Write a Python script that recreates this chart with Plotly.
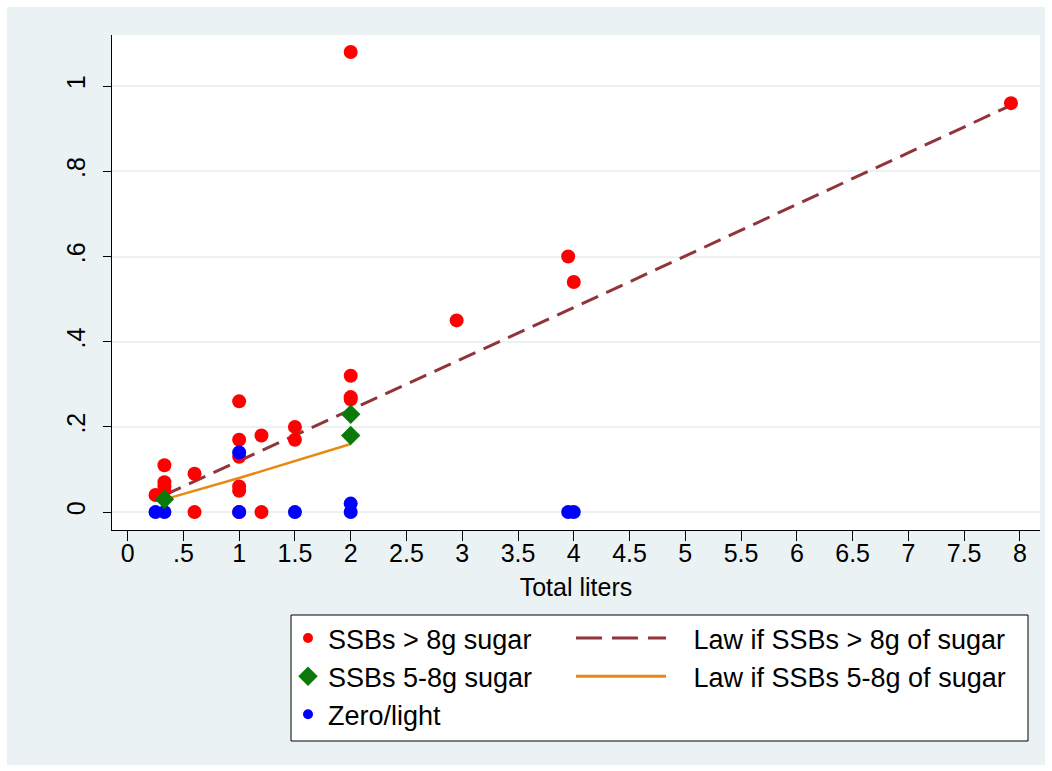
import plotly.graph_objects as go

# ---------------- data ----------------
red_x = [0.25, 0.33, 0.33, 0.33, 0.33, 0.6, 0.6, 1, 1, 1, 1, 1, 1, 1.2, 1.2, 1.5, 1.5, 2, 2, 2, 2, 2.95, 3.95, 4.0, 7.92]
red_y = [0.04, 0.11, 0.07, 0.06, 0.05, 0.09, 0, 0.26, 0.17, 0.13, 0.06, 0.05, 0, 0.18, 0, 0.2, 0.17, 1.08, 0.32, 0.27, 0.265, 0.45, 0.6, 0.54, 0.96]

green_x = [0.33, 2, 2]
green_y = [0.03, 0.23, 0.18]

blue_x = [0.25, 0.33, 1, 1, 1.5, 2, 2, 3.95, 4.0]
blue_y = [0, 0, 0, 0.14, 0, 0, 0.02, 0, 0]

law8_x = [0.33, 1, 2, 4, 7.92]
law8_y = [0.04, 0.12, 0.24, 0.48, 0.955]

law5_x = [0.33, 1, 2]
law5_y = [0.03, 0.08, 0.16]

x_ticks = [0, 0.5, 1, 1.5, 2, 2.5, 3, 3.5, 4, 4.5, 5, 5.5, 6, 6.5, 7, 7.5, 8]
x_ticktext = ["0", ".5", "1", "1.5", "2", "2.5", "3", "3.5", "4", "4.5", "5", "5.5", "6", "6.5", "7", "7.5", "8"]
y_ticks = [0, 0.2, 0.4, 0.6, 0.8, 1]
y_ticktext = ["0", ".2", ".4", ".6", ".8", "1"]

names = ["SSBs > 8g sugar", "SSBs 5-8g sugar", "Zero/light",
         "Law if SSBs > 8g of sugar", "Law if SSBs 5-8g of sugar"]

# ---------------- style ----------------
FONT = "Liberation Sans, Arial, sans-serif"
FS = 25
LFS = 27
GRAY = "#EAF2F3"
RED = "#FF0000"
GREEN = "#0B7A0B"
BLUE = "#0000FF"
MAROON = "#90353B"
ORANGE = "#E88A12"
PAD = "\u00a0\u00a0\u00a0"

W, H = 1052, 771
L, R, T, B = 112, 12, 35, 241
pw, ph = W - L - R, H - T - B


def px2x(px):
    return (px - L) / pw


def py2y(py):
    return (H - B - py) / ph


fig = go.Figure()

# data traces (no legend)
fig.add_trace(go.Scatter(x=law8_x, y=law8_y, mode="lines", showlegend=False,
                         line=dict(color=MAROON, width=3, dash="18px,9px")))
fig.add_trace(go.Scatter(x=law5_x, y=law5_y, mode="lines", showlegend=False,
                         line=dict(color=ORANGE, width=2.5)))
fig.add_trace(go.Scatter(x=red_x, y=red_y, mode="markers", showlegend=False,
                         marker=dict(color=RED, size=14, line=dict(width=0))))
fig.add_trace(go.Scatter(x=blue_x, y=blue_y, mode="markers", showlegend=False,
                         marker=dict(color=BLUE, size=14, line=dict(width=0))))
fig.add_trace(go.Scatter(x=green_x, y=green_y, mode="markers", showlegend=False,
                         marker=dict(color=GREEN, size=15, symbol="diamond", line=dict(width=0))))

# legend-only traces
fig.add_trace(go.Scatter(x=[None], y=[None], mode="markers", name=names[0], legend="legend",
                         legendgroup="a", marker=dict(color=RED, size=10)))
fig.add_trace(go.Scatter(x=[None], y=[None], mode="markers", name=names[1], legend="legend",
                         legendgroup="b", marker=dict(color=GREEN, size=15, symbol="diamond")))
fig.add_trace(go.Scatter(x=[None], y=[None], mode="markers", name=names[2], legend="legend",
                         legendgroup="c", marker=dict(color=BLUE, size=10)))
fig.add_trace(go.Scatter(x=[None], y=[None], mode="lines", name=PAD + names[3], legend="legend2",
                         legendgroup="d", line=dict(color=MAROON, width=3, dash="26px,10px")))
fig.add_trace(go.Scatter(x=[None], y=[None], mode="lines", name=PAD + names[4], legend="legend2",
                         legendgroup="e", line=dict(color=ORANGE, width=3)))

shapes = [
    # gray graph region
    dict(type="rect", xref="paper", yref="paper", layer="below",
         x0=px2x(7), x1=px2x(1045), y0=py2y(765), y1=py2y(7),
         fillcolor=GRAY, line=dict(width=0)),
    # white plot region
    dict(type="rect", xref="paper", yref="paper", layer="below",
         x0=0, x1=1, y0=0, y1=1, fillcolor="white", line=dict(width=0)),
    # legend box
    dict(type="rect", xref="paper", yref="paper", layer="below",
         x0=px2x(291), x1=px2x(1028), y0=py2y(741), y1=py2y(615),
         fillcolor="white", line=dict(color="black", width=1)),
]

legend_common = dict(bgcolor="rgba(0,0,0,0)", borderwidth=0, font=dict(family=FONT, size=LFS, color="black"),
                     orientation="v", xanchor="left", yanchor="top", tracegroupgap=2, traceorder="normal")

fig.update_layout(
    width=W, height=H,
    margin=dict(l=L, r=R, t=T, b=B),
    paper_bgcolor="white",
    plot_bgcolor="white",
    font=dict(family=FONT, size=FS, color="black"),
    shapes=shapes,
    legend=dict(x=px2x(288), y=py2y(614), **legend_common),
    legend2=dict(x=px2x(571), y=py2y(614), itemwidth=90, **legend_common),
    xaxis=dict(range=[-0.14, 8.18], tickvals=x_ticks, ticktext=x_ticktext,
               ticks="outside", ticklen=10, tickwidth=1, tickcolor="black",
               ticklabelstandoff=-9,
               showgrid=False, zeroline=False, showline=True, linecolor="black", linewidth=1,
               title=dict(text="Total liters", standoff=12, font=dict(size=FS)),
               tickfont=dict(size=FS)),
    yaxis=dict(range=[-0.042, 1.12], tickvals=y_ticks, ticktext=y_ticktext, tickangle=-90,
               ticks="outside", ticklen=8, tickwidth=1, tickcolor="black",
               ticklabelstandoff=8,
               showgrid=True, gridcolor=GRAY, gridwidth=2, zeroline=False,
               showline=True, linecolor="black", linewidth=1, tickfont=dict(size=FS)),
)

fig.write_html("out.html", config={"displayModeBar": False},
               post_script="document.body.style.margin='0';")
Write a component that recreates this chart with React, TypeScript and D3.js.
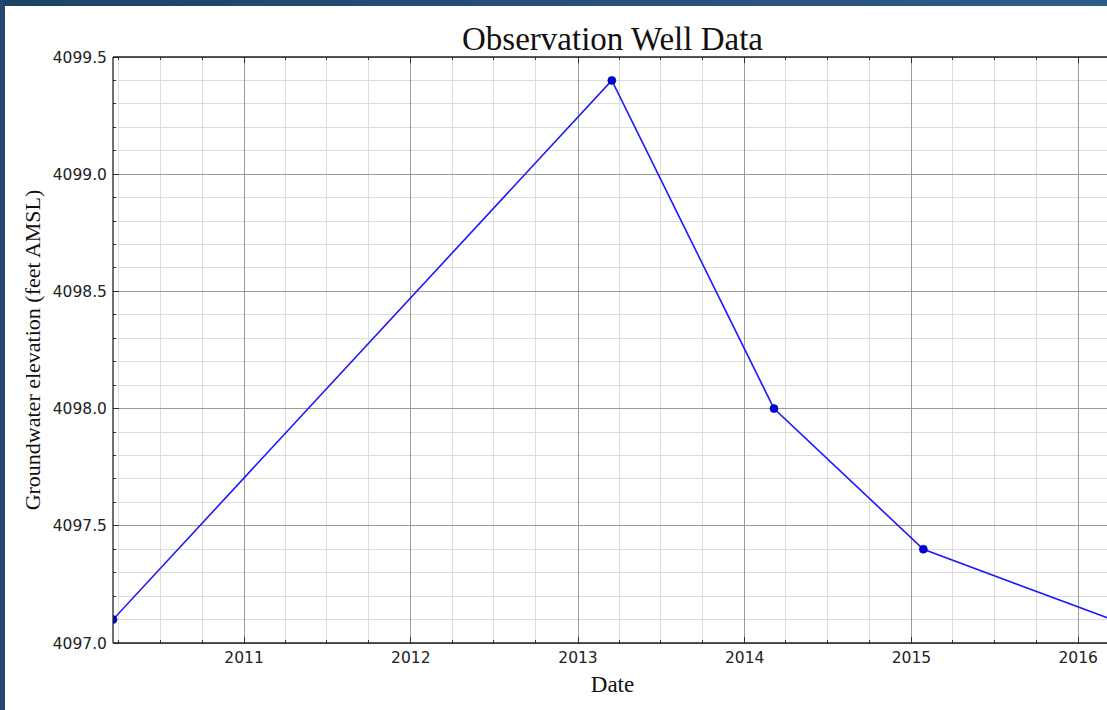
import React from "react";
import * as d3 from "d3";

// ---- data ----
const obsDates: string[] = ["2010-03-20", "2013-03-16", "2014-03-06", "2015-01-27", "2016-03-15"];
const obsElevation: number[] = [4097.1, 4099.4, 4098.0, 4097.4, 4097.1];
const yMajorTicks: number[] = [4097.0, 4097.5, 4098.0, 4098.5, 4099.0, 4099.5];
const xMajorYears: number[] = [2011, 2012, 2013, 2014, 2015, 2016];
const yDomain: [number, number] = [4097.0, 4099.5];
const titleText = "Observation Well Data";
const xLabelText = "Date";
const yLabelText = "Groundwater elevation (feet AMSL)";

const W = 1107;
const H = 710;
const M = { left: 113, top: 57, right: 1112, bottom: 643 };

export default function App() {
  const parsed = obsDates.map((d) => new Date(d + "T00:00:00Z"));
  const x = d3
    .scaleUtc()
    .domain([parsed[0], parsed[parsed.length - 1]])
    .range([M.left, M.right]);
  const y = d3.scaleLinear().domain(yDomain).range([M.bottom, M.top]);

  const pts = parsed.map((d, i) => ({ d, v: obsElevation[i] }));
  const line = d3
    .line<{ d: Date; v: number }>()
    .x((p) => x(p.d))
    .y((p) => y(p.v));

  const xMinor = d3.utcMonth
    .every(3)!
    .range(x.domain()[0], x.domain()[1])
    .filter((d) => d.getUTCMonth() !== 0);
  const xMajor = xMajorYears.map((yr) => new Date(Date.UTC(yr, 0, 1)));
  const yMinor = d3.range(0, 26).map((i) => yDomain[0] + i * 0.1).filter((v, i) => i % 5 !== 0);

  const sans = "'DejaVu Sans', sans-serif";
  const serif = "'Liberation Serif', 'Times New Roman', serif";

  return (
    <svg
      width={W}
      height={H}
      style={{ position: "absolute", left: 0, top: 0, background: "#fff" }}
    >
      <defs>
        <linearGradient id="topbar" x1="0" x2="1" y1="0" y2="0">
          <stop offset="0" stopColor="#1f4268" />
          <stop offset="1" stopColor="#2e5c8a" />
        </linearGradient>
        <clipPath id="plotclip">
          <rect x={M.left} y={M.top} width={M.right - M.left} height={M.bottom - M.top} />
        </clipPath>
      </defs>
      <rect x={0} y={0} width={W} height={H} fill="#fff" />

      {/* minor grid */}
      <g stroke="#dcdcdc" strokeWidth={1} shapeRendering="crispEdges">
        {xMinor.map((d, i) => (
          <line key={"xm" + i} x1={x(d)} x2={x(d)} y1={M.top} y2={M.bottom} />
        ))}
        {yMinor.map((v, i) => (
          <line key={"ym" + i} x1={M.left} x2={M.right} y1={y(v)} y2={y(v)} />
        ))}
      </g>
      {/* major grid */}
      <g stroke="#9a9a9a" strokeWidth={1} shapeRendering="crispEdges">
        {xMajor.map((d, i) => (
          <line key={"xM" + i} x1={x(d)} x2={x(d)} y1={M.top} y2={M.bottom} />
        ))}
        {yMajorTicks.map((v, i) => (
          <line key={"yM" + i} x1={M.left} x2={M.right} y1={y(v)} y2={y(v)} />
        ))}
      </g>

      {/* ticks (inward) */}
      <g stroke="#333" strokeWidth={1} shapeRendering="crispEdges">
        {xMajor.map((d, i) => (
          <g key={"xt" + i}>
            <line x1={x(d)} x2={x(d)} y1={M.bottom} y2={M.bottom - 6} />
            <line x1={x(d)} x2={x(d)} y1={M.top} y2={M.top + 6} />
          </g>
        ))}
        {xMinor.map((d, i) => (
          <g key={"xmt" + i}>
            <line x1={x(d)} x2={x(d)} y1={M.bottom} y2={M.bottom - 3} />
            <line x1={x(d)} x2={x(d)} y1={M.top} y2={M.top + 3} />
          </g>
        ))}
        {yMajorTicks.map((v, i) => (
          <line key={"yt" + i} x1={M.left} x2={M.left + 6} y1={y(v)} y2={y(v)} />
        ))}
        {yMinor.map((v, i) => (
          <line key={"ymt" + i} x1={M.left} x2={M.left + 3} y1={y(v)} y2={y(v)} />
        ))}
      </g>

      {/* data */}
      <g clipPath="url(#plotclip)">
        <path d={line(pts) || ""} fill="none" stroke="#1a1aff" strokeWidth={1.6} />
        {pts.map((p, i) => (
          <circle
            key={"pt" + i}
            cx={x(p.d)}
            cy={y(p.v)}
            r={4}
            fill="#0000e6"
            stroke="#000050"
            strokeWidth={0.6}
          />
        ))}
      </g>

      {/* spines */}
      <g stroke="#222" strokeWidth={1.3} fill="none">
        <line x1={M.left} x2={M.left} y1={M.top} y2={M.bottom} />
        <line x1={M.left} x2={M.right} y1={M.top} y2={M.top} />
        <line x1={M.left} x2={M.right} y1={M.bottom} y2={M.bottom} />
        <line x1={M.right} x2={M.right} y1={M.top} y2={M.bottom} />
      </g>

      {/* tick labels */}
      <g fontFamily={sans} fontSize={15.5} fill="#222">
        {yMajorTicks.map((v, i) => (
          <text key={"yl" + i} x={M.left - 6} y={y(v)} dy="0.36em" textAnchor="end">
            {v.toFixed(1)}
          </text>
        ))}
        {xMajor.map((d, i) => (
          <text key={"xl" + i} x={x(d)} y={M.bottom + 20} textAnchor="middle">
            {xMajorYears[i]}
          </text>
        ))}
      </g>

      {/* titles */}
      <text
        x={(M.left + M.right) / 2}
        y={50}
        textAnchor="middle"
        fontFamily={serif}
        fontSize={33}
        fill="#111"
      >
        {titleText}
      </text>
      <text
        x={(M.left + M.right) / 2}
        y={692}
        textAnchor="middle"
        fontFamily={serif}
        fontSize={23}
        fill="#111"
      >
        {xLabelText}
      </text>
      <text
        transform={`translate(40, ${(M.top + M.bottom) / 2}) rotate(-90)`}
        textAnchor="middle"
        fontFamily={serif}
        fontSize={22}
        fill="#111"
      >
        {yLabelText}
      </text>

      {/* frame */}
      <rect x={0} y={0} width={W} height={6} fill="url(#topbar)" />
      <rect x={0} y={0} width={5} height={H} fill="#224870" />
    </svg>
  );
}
··········
*Description of the task*: From the entries above, copy exactly the lines starting at the one with "Write a component" and stopping at the one with "1112, bottom: 643", keeping both ends. Drop the pictures.

*Task output*:
Write a component that recreates this chart with React, TypeScript and D3.js.
import React from "react";
import * as d3 from "d3";

// ---- data ----
const obsDates: string[] = ["2010-03-20", "2013-03-16", "2014-03-06", "2015-01-27", "2016-03-15"];
const obsElevation: number[] = [4097.1, 4099.4, 4098.0, 4097.4, 4097.1];
const yMajorTicks: number[] = [4097.0, 4097.5, 4098.0, 4098.5, 4099.0, 4099.5];
const xMajorYears: number[] = [2011, 2012, 2013, 2014, 2015, 2016];
const yDomain: [number, number] = [4097.0, 4099.5];
const titleText = "Observation Well Data";
const xLabelText = "Date";
const yLabelText = "Groundwater elevation (feet AMSL)";

const W = 1107;
const H = 710;
const M = { left: 113, top: 57, right: 1112, bottom: 643 };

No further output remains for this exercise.